Responsabilità anche, ma non solo, della frammentazione del sistema vitivinicolo italiano, rappresentato, secondo Marco Selmo, responsabile liquidi del gruppo Carrefour., da una "miriade di piccole aziende, che non riescono a dare un messaggio univoco che migliori l'immagine del vino agli occhi del consumatore"
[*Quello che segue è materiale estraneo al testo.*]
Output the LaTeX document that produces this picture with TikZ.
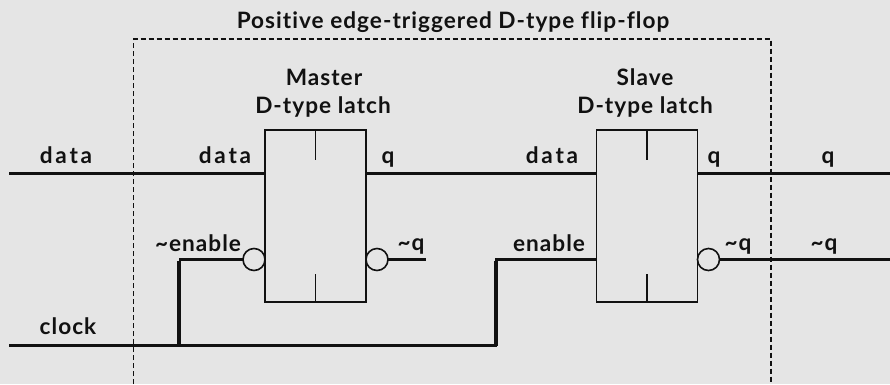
\documentclass[tikz,border=0pt]{standalone}
\usepackage{fontspec}
\setmainfont[LetterSpace=4.5,Ligatures=NoCommon]{Lato}
\definecolor{bgc}{HTML}{E5E5E5}
\definecolor{inkc}{HTML}{111111}
\newcommand{\wideset}{\addfontfeature{LetterSpace=12}}
\tikzset{
  x=1pt,y=-1pt,
  lbl/.style={anchor=base,inner sep=0pt,text=inkc,font=\fontsize{22.6}{22.6}\selectfont\bfseries},
  latch/.style={draw=inkc,line width=1.6pt,minimum width=101pt,minimum height=172pt,inner sep=0pt,outer sep=0pt},
  bub/.style={circle,draw=inkc,line width=1.6pt,minimum size=22pt,inner sep=0pt,outer sep=0pt},
  wire/.style={draw=inkc,line width=2.8pt,line cap=butt,line join=miter},
  thickwire/.style={draw=inkc,line width=3.4pt,line cap=butt,line join=miter},
  tick/.style={draw=inkc,line width=1.4pt},
  frame/.style={draw=inkc,line width=1.4pt,dash pattern=on 5pt off 3pt}
}
\begin{document}
\begin{tikzpicture}
\useasboundingbox[fill=bgc] (0,0) rectangle (890,384);
% latches
\node[latch] (m) at (315.5,216) {};
\node[latch] (s) at (647,216) {};
% bubbles
\node[bub,anchor=east] (mi) at (m.west |- 0,259.5) {};
\node[bub,anchor=west] (mo) at (m.east |- 0,259.5) {};
\node[bub,anchor=west] (so) at (s.east |- 0,259.5) {};
% free ends
\coordinate (dataL) at (9,173.5);
\coordinate (mD) at (m.west |- dataL);
\coordinate (mQ) at (m.east |- dataL);
\coordinate (sD) at (s.west |- dataL);
\coordinate (sQ) at (s.east |- dataL);
\coordinate (qR) at (890,173.5);
\coordinate (clkL) at (9,345.5);
\coordinate (tap) at (179,345.5);
\coordinate (clkE) at (496,345.5);
\coordinate (clkU) at (496,259.5);
\coordinate (tapU) at (179,259.5);
\coordinate (sE) at (s.west |- mi);
\coordinate (nqEnd) at (425.5,259.5);
\coordinate (nqR) at (890,259.5);
\coordinate (mt) at (315.5,160);
\coordinate (mb) at (315.5,274);
\coordinate (st) at (647,160);
\coordinate (sb) at (647,274);
\coordinate (fa) at (133.5,384);
\coordinate (fb) at (133.5,39);
\coordinate (fc) at (771,39);
\coordinate (fd) at (771,384);
% wires
\draw[wire] (dataL) -- (mD);
\draw[wire] (mQ) -- (sD);
\draw[wire] (sQ) -- (qR);
\draw[wire] (clkL) -- (clkE) -- (clkU) -- (sE);
\draw[wire] (tapU) -- (mi.west);
\draw[thickwire] (tap) -- ([yshift=-1.4pt]tapU);
\draw[thickwire] (clkE) -- ([yshift=-1.4pt]clkU);
\draw[wire] (mo.east) -- (nqEnd);
\draw[wire] (so.east) -- (nqR);
% inner ticks
\draw[tick] (m.north) -- (mt);
\draw[tick] (m.south) -- (mb);
\draw[tick] (s.north) -- (st);
\draw[tick] (s.south) -- (sb);
% frame
\draw[frame] (fa) -- (fb) -- (fc) -- (fd);
% labels
\node[lbl] (title) at (453,28) {Positive edge-triggered D-type flip-flop};
\node[lbl] (t1) at (324,85) {Master};
\node[lbl] (t2) at (323,113) {D-type latch};
\node[lbl] (t3) at (645,85) {Slave};
\node[lbl] (t4) at (645,113) {D-type latch};
\node[lbl] (l1) at (66,163) {\wideset data};
\node[lbl] (l2) at (225,163) {\wideset data};
\node[lbl] (l3) at (388,163) {q};
\node[lbl] (l4) at (198,251) {\textasciitilde enable};
\node[lbl] (l5) at (411,250) {\textasciitilde q};
\node[lbl] (l6) at (68,334) {clock};
\node[lbl] (l7) at (552,163) {\wideset data};
\node[lbl] (l8) at (714,163) {q};
\node[lbl] (l9) at (828,163) {q};
\node[lbl] (l10) at (549,251) {enable};
\node[lbl] (l11) at (738,250) {\textasciitilde q};
\node[lbl] (l12) at (824,250) {\textasciitilde q};
\end{tikzpicture}
\end{document}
“La ripresa del settore vitivinicolo italiano passa dall’export. Così Adriano Orsi - presidente del settore vitivinicolo di Fedagri-Confcooperative commenta i dati Istat sull’export vino per l’anno 2010, che confermano una crescita rispetto al 2009 pari all’11,7% in valore (arrivando a sfiorare quota 3,9 miliardi di euro) ed al 10,7% in volume, per oltre 20 milioni di ettolitri esportati. “Risultati importanti - continua Orsi - frutto anche di una stretta collaborazione tra le cantine cooperative, le associazioni e le istituzioni che hanno lavorato insieme per la realizzazione di programmi di promozione sostenibili verso i Paesi Terzi, cofinanziati con i fondi messi a disposizione dall’Ocm vino”. Non è un caso, infatti, che a trainare la ripresa dell’export nel 2010 siano stati proprio quei mercati che tra il 2009 e il 2010 hanno beneficiato di oltre 90% dei progetti approvati dal Ministero delle Politiche Agricole a livello nazionale, come la Russia (+59,6%), il Canada (+28,6%), la Svizzera (+12,5%) e gli Usa (+11%).